* Problem description:
Write only the number of lines holding the string "matplotlib".

* Source data:
—————

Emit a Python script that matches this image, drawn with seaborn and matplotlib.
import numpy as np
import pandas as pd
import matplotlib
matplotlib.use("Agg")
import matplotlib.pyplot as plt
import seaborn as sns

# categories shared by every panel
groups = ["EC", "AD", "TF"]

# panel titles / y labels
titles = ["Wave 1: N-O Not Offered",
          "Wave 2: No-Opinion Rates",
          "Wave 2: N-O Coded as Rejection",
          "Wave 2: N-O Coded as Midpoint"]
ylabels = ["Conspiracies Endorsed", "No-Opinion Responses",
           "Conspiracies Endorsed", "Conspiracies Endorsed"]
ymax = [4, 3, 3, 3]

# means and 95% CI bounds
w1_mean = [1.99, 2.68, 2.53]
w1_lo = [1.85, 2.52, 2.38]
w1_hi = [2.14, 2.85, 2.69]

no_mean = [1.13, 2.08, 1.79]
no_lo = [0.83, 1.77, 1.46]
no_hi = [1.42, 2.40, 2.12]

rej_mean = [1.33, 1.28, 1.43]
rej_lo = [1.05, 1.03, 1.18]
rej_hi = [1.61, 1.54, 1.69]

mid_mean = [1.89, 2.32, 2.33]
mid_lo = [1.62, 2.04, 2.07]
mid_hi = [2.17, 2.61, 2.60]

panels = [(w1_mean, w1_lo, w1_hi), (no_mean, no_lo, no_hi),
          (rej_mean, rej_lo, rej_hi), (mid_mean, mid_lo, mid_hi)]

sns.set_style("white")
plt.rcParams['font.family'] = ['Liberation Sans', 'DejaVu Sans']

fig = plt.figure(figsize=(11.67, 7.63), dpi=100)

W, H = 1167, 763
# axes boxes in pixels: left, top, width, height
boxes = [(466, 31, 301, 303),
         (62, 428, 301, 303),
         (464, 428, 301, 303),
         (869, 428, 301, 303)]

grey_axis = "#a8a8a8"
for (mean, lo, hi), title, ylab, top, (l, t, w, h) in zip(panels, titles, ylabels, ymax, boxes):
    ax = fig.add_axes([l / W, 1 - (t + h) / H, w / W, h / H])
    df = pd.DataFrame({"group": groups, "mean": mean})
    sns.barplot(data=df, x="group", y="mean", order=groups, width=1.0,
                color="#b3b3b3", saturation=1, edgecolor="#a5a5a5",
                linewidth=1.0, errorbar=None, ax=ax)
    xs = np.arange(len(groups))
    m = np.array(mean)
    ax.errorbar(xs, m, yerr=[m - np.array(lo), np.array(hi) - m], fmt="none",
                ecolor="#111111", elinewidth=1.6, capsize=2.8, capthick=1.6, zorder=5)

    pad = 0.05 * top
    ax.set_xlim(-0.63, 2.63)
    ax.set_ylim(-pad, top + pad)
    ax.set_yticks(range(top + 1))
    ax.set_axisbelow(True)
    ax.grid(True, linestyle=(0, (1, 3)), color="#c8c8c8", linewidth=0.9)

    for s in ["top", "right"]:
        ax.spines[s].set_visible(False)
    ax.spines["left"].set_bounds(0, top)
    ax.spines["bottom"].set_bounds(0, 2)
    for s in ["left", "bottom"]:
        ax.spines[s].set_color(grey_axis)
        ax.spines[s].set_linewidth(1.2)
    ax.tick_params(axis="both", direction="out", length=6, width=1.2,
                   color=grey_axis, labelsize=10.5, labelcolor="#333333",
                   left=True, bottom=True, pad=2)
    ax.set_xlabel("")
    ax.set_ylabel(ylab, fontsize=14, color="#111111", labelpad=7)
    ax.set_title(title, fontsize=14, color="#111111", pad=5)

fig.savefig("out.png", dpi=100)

—————

* The response:
4